(Stored dataset items)
'''

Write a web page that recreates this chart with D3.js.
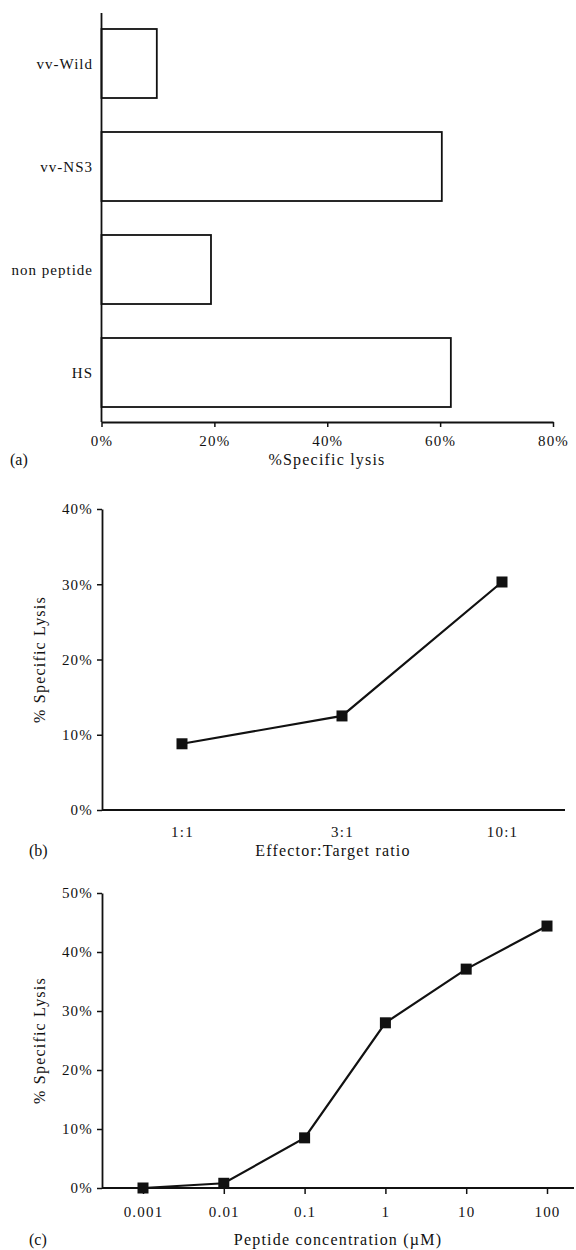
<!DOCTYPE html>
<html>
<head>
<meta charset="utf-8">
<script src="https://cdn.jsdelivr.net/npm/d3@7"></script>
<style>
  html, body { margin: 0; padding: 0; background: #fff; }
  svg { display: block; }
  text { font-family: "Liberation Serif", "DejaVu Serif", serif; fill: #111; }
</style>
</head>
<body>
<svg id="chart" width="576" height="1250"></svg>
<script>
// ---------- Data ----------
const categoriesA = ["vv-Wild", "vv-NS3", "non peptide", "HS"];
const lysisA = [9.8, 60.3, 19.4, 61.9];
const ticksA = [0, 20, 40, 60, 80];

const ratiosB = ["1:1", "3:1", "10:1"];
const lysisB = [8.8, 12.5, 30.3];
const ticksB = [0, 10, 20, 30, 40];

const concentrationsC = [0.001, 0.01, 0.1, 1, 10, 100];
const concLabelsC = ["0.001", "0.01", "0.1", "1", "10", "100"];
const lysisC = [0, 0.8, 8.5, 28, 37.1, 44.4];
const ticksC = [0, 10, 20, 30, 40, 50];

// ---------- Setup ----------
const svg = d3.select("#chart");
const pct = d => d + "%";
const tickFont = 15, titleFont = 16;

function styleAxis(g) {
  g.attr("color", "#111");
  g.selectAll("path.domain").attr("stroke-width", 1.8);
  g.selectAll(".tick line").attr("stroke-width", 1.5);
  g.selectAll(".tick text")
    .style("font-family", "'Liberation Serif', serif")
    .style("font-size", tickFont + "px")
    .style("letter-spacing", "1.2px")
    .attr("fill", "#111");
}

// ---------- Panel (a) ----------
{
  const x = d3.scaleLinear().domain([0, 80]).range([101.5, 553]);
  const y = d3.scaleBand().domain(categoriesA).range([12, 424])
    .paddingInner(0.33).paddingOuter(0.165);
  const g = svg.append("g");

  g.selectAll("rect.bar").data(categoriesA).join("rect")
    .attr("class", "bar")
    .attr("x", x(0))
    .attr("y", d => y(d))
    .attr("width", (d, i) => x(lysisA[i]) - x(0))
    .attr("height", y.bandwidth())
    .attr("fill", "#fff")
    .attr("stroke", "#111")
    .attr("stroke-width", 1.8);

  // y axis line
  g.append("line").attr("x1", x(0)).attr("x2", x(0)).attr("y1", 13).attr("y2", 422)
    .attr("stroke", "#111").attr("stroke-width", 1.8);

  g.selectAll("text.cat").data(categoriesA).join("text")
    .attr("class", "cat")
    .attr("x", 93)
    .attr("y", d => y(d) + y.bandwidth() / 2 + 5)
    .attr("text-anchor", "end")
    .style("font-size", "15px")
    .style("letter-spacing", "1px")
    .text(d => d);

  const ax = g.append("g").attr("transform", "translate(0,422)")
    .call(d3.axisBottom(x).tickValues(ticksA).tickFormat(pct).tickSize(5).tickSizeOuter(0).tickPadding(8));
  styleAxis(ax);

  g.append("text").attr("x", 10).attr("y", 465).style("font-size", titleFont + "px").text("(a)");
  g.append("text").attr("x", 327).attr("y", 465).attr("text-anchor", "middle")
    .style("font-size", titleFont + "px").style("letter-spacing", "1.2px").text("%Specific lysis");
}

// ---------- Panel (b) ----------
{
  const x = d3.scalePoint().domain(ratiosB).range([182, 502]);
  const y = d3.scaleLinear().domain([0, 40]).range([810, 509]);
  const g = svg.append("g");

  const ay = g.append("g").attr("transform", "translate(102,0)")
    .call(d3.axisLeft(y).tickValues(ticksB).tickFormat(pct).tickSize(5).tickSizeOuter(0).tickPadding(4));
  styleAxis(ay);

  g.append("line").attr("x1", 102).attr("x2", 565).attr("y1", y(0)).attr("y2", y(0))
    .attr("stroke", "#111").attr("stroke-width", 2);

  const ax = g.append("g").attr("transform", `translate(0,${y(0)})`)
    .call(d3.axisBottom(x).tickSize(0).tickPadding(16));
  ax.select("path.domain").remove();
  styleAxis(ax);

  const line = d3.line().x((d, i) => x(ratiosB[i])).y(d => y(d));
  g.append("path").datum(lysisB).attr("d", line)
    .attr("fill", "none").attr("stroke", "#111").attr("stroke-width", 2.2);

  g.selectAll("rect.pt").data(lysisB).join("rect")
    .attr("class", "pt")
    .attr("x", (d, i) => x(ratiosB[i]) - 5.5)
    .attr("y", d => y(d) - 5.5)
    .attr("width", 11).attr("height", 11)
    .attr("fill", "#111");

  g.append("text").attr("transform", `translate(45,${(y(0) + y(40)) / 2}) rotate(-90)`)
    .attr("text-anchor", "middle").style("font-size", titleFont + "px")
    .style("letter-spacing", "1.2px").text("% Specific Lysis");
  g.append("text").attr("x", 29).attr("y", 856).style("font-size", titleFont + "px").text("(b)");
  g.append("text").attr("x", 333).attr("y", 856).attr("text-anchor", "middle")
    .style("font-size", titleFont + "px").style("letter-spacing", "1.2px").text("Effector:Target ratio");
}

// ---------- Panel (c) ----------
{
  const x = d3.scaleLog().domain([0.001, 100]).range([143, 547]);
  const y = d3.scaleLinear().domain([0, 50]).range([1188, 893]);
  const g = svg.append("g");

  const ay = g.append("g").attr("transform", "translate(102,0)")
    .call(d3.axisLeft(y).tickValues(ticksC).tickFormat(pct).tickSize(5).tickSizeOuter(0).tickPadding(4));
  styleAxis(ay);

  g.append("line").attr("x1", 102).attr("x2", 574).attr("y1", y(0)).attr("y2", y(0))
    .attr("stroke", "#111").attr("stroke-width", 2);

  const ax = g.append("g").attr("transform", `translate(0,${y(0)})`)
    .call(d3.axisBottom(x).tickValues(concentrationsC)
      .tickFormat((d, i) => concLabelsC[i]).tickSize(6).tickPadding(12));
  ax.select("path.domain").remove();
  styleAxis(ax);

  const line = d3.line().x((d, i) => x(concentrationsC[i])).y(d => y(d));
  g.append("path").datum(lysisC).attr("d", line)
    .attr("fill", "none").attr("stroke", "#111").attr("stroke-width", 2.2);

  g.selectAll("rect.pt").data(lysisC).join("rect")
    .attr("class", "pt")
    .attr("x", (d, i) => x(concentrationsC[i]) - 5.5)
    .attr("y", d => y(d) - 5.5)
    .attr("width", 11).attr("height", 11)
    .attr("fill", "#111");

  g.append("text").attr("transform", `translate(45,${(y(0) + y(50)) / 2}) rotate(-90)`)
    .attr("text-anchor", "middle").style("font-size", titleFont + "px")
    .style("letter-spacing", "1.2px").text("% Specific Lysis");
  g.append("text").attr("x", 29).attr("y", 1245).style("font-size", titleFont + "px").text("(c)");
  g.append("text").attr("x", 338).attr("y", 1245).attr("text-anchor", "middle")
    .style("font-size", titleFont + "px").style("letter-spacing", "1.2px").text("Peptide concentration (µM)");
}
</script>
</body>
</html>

'''
'''

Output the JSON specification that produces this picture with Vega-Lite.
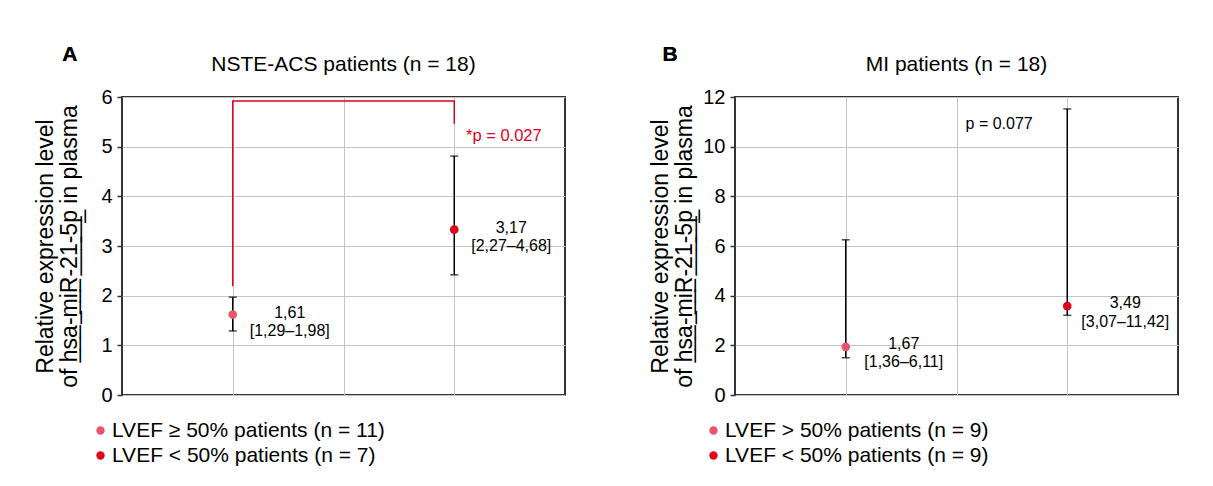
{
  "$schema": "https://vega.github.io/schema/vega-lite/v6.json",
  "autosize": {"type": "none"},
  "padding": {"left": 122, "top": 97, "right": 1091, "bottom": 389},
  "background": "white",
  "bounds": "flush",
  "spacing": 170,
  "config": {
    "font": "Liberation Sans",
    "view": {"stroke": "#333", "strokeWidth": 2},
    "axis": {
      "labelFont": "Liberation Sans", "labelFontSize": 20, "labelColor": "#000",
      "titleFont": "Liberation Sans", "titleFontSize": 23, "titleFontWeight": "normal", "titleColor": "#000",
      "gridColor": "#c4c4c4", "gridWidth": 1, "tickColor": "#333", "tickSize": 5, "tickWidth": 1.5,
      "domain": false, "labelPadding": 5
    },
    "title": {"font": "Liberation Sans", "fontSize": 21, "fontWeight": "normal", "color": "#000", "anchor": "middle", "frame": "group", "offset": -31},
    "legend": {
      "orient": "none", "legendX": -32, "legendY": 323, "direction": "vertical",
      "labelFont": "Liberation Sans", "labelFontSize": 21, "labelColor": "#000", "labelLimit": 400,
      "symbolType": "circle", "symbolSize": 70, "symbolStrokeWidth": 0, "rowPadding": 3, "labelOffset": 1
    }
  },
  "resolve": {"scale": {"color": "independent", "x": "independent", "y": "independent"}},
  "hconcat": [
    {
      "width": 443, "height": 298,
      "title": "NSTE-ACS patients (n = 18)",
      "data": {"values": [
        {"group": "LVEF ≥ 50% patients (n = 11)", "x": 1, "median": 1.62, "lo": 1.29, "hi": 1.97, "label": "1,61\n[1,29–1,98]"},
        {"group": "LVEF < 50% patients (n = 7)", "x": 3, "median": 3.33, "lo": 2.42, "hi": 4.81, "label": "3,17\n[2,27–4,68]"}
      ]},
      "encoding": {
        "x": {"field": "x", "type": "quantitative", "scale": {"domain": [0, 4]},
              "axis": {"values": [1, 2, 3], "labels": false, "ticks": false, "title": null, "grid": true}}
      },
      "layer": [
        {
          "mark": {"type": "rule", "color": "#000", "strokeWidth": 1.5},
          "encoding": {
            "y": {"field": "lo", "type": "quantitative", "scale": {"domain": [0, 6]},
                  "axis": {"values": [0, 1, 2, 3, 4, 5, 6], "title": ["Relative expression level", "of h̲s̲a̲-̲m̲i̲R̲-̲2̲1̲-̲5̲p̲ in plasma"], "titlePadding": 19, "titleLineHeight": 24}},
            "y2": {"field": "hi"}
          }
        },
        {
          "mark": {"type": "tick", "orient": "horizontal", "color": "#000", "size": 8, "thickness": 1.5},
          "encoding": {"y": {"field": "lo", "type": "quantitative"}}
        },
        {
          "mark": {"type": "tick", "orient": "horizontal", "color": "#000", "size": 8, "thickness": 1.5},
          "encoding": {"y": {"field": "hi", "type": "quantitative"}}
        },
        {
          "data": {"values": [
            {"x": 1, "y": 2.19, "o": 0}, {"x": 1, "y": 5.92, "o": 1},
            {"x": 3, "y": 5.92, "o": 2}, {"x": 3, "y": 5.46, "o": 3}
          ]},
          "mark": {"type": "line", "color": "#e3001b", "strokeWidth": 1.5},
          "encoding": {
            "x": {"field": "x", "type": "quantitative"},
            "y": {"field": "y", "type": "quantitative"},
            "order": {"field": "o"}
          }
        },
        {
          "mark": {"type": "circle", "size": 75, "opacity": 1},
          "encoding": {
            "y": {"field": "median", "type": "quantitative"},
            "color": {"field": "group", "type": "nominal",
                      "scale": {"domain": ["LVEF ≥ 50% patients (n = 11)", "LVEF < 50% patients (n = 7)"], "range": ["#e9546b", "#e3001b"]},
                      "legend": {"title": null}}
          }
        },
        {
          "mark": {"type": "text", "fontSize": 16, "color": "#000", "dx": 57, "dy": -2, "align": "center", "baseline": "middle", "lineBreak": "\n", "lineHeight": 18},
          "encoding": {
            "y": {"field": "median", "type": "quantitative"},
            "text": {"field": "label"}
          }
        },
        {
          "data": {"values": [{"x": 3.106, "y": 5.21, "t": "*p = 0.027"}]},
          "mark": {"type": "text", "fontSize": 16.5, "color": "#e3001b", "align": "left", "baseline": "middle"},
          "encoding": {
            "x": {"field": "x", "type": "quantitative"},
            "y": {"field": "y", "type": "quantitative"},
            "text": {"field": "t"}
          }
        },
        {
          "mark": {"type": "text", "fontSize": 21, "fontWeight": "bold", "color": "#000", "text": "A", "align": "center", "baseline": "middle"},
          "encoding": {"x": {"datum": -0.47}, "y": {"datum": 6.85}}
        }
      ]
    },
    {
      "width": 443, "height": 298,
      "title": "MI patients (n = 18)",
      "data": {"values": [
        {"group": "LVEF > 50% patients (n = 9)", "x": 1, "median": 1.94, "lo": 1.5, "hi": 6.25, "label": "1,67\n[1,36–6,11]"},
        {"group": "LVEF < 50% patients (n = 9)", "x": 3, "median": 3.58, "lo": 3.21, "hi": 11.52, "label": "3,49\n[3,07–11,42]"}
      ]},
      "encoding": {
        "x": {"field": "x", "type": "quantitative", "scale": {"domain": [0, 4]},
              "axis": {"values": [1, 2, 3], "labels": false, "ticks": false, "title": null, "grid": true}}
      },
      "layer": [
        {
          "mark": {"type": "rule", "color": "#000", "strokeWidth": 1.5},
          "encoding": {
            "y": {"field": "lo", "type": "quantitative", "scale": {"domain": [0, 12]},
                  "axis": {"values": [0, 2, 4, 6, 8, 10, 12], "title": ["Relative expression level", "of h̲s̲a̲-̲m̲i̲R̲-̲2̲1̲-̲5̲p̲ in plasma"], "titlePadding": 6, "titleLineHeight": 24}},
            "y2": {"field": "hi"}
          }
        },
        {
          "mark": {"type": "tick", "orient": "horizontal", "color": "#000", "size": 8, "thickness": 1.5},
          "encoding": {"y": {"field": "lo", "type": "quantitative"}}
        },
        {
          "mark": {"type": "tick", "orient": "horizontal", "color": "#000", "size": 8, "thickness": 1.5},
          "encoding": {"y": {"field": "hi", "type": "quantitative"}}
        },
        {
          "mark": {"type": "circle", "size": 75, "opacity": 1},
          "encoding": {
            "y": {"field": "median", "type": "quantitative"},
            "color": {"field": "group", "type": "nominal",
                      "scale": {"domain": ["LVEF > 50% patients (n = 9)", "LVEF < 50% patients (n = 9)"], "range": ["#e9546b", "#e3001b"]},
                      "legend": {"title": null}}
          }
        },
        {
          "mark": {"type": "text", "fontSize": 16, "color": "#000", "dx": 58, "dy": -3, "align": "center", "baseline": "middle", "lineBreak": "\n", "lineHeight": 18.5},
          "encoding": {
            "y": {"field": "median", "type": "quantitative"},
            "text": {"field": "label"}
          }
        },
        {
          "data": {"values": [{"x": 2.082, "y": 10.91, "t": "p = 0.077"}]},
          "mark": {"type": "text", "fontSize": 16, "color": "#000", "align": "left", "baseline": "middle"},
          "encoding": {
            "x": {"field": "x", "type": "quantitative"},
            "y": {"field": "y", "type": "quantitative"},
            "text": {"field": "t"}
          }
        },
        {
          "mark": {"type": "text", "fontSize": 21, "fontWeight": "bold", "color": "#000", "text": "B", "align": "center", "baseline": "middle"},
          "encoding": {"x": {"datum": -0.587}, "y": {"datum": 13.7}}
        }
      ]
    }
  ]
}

'''
'''

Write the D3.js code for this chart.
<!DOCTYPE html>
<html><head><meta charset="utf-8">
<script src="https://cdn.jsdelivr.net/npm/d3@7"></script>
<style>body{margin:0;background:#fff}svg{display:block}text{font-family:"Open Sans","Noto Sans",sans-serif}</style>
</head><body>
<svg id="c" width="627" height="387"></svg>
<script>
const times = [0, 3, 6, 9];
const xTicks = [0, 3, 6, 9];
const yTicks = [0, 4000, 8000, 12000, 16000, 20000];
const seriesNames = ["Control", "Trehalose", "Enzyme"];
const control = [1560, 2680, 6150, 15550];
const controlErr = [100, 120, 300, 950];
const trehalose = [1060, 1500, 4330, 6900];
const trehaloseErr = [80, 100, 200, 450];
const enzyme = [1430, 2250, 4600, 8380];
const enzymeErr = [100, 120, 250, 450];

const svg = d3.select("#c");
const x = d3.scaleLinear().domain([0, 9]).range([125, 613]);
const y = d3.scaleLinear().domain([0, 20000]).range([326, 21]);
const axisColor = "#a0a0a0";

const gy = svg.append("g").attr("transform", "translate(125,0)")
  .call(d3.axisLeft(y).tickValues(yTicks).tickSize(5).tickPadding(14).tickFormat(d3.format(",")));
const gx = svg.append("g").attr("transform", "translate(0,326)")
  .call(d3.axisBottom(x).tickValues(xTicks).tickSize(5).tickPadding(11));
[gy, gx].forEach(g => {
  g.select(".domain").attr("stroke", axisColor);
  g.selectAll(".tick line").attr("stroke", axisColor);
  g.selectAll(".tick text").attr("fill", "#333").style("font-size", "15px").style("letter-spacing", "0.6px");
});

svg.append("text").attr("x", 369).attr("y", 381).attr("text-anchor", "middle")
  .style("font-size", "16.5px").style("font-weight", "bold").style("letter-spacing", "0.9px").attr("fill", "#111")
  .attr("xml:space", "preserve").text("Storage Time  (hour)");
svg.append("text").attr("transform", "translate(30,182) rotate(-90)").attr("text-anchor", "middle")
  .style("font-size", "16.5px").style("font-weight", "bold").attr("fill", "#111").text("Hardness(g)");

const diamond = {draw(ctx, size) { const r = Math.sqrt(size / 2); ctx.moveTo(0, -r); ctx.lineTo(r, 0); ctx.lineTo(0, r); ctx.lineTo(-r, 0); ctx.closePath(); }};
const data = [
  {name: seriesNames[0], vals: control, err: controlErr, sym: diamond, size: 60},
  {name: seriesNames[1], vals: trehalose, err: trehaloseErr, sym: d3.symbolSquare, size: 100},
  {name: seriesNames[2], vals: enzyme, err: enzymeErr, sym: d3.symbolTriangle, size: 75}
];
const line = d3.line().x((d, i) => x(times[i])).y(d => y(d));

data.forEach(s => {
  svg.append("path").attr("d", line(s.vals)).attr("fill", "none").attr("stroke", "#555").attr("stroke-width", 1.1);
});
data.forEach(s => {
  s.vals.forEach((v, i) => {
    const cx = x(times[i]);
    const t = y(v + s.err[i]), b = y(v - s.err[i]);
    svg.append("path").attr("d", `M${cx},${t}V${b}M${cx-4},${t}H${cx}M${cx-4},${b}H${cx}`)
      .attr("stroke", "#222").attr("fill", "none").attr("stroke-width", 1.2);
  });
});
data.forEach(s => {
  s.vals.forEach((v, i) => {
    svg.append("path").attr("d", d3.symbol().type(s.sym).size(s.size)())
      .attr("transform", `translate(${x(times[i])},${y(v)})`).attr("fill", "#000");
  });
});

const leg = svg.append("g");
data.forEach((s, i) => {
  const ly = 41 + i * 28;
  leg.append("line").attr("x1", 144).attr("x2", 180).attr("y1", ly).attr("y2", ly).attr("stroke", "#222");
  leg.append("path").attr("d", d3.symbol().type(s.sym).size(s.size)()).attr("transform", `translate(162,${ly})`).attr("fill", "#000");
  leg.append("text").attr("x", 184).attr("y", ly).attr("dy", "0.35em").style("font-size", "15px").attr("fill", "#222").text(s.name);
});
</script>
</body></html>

'''

• _PROBLEM STATEMENT_:
Repeat only the lines from the one holding "Write a web" to the one holding "const tickFont = 15, titleFont = 16;", both ends included, and drop the images.

• _EXPECTED ANSWER_:
Write a web page that recreates this chart with D3.js.
<!DOCTYPE html>
<html>
<head>
<meta charset="utf-8">
<script src="https://cdn.jsdelivr.net/npm/d3@7"></script>
<style>
  html, body { margin: 0; padding: 0; background: #fff; }
  svg { display: block; }
  text { font-family: "Liberation Serif", "DejaVu Serif", serif; fill: #111; }
</style>
</head>
<body>
<svg id="chart" width="576" height="1250"></svg>
<script>
// ---------- Data ----------
const categoriesA = ["vv-Wild", "vv-NS3", "non peptide", "HS"];
const lysisA = [9.8, 60.3, 19.4, 61.9];
const ticksA = [0, 20, 40, 60, 80];

const ratiosB = ["1:1", "3:1", "10:1"];
const lysisB = [8.8, 12.5, 30.3];
const ticksB = [0, 10, 20, 30, 40];

const concentrationsC = [0.001, 0.01, 0.1, 1, 10, 100];
const concLabelsC = ["0.001", "0.01", "0.1", "1", "10", "100"];
const lysisC = [0, 0.8, 8.5, 28, 37.1, 44.4];
const ticksC = [0, 10, 20, 30, 40, 50];

// ---------- Setup ----------
const svg = d3.select("#chart");
const pct = d => d + "%";
const tickFont = 15, titleFont = 16;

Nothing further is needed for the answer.